▶ Required task: Print the range of lines that opens with the line containing "Give me the TikZ source for this diagram." and closes with the last line of the listing. Include both ends; print nothing more.

▶ Data excerpts:
* * * *
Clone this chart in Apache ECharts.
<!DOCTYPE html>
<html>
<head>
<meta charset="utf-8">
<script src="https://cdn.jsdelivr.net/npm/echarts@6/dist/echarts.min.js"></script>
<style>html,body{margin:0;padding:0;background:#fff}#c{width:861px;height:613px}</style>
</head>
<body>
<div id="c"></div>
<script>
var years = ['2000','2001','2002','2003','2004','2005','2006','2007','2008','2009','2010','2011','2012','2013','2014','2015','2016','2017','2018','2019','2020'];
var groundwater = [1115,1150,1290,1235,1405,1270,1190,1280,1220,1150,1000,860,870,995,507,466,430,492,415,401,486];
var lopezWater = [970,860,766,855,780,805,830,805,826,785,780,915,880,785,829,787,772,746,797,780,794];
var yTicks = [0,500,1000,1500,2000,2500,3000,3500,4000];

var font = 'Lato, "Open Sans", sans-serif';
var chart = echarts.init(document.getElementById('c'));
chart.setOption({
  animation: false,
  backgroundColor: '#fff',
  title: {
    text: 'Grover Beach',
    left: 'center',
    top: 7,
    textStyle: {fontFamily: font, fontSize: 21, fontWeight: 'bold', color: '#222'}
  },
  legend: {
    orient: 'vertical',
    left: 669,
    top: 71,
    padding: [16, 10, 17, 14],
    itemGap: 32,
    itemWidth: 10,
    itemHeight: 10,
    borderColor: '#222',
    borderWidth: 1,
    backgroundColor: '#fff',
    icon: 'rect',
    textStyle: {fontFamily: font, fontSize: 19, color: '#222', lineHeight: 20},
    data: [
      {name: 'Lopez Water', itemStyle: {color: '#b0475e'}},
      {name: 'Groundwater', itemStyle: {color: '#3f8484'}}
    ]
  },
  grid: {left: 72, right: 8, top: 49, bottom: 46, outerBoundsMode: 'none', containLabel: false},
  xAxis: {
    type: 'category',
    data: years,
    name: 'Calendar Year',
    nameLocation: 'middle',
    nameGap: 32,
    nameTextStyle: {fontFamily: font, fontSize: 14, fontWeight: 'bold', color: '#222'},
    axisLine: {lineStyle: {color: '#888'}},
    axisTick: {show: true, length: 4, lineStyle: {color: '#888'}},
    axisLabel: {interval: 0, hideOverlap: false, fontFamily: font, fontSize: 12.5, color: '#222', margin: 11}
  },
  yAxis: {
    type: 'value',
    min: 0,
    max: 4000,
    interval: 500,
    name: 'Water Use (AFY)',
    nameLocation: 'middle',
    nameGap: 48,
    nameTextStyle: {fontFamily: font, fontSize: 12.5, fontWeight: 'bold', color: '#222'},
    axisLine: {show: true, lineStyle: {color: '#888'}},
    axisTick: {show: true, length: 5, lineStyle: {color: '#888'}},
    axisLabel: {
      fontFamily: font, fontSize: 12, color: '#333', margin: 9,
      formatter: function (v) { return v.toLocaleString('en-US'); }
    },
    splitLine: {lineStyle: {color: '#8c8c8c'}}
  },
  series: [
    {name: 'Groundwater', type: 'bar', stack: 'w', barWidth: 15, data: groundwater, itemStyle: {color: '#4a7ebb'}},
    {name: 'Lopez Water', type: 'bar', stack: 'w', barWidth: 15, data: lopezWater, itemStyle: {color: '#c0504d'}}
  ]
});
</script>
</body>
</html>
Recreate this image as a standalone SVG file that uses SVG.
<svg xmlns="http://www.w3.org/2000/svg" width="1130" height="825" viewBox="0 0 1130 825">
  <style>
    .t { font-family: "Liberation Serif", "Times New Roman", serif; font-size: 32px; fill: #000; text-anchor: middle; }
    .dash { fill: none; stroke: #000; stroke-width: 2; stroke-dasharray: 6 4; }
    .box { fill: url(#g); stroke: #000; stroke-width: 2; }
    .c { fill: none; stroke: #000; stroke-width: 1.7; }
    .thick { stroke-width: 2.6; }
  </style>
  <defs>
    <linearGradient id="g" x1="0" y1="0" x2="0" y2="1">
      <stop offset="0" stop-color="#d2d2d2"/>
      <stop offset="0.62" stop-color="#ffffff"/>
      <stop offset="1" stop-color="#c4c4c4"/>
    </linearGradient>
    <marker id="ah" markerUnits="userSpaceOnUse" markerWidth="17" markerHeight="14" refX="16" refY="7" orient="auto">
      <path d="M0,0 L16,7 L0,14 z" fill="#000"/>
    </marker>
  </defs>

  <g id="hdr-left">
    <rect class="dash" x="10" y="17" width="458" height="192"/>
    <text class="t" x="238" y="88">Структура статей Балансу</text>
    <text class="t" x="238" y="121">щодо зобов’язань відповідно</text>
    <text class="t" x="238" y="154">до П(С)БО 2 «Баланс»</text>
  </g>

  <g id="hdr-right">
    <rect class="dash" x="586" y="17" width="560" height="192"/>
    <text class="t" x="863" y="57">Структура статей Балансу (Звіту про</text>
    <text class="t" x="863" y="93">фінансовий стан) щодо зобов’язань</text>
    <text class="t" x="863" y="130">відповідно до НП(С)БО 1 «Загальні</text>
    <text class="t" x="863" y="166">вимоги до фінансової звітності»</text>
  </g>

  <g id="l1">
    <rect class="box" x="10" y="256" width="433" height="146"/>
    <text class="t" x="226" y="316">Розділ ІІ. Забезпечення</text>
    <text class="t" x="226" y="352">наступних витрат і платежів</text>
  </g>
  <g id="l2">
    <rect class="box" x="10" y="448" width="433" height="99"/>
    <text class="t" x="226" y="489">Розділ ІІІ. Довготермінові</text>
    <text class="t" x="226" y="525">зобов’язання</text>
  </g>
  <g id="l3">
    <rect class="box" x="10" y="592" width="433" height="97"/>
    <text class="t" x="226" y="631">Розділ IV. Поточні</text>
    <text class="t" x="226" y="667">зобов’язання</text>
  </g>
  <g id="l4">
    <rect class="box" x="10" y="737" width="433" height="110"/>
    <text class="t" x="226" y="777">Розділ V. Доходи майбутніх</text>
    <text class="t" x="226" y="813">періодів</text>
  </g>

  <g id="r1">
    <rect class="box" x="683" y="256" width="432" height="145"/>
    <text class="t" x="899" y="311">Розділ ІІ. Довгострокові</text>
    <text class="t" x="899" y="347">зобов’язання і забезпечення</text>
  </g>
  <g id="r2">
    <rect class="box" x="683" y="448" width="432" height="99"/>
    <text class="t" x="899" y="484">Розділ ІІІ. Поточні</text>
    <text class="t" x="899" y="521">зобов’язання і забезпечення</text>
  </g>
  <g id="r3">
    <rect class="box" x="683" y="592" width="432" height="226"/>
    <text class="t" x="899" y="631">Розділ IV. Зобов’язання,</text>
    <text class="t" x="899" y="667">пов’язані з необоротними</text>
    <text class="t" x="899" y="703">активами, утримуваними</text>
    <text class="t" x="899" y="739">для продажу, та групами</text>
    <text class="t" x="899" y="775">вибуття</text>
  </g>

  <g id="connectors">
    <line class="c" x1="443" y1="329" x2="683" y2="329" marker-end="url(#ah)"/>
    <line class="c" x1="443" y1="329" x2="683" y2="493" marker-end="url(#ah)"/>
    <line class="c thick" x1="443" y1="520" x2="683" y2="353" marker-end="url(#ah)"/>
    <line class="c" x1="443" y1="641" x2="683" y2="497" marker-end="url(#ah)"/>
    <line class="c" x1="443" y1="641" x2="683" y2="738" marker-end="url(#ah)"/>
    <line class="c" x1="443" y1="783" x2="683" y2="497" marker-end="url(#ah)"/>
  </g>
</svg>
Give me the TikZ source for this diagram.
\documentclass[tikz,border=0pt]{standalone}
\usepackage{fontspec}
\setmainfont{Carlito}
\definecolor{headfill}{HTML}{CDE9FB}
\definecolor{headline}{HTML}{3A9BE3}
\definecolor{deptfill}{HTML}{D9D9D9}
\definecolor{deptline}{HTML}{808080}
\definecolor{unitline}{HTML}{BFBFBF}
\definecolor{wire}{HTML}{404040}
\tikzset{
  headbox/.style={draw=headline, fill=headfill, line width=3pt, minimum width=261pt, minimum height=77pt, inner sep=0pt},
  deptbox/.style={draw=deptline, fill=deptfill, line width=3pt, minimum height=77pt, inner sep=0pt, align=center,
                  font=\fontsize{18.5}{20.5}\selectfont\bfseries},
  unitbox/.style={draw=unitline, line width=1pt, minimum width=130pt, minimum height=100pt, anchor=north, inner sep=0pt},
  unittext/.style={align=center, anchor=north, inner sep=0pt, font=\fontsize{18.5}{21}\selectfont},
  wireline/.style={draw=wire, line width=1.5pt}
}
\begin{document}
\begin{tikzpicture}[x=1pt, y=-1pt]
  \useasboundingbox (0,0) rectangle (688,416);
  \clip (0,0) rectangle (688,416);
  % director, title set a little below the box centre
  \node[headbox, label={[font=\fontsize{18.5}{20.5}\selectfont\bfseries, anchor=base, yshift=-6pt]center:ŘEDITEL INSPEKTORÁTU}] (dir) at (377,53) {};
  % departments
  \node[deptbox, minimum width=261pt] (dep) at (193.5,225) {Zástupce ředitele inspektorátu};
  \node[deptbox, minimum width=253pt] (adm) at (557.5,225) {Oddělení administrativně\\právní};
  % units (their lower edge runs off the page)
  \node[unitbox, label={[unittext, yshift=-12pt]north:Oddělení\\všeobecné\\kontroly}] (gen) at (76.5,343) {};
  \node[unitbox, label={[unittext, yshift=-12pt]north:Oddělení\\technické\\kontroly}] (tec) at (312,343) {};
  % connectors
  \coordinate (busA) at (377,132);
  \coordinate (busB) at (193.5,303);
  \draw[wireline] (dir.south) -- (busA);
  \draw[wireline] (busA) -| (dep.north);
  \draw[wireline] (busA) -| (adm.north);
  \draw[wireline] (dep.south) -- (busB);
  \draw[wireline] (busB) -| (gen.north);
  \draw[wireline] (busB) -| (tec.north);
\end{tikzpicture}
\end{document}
* * * *
▶ Solution to this exercise:
Give me the TikZ source for this diagram.
\documentclass[tikz,border=0pt]{standalone}
\usepackage{fontspec}
\setmainfont{Carlito}
\definecolor{headfill}{HTML}{CDE9FB}
\definecolor{headline}{HTML}{3A9BE3}
\definecolor{deptfill}{HTML}{D9D9D9}
\definecolor{deptline}{HTML}{808080}
\definecolor{unitline}{HTML}{BFBFBF}
\definecolor{wire}{HTML}{404040}
\tikzset{
  headbox/.style={draw=headline, fill=headfill, line width=3pt, minimum width=261pt, minimum height=77pt, inner sep=0pt},
  deptbox/.style={draw=deptline, fill=deptfill, line width=3pt, minimum height=77pt, inner sep=0pt, align=center,
                  font=\fontsize{18.5}{20.5}\selectfont\bfseries},
  unitbox/.style={draw=unitline, line width=1pt, minimum width=130pt, minimum height=100pt, anchor=north, inner sep=0pt},
  unittext/.style={align=center, anchor=north, inner sep=0pt, font=\fontsize{18.5}{21}\selectfont},
  wireline/.style={draw=wire, line width=1.5pt}
}
\begin{document}
\begin{tikzpicture}[x=1pt, y=-1pt]
  \useasboundingbox (0,0) rectangle (688,416);
  \clip (0,0) rectangle (688,416);
  % director, title set a little below the box centre
  \node[headbox, label={[font=\fontsize{18.5}{20.5}\selectfont\bfseries, anchor=base, yshift=-6pt]center:ŘEDITEL INSPEKTORÁTU}] (dir) at (377,53) {};
  % departments
  \node[deptbox, minimum width=261pt] (dep) at (193.5,225) {Zástupce ředitele inspektorátu};
  \node[deptbox, minimum width=253pt] (adm) at (557.5,225) {Oddělení administrativně\\právní};
  % units (their lower edge runs off the page)
  \node[unitbox, label={[unittext, yshift=-12pt]north:Oddělení\\všeobecné\\kontroly}] (gen) at (76.5,343) {};
  \node[unitbox, label={[unittext, yshift=-12pt]north:Oddělení\\technické\\kontroly}] (tec) at (312,343) {};
  % connectors
  \coordinate (busA) at (377,132);
  \coordinate (busB) at (193.5,303);
  \draw[wireline] (dir.south) -- (busA);
  \draw[wireline] (busA) -| (dep.north);
  \draw[wireline] (busA) -| (adm.north);
  \draw[wireline] (dep.south) -- (busB);
  \draw[wireline] (busB) -| (gen.north);
  \draw[wireline] (busB) -| (tec.north);
\end{tikzpicture}
\end{document}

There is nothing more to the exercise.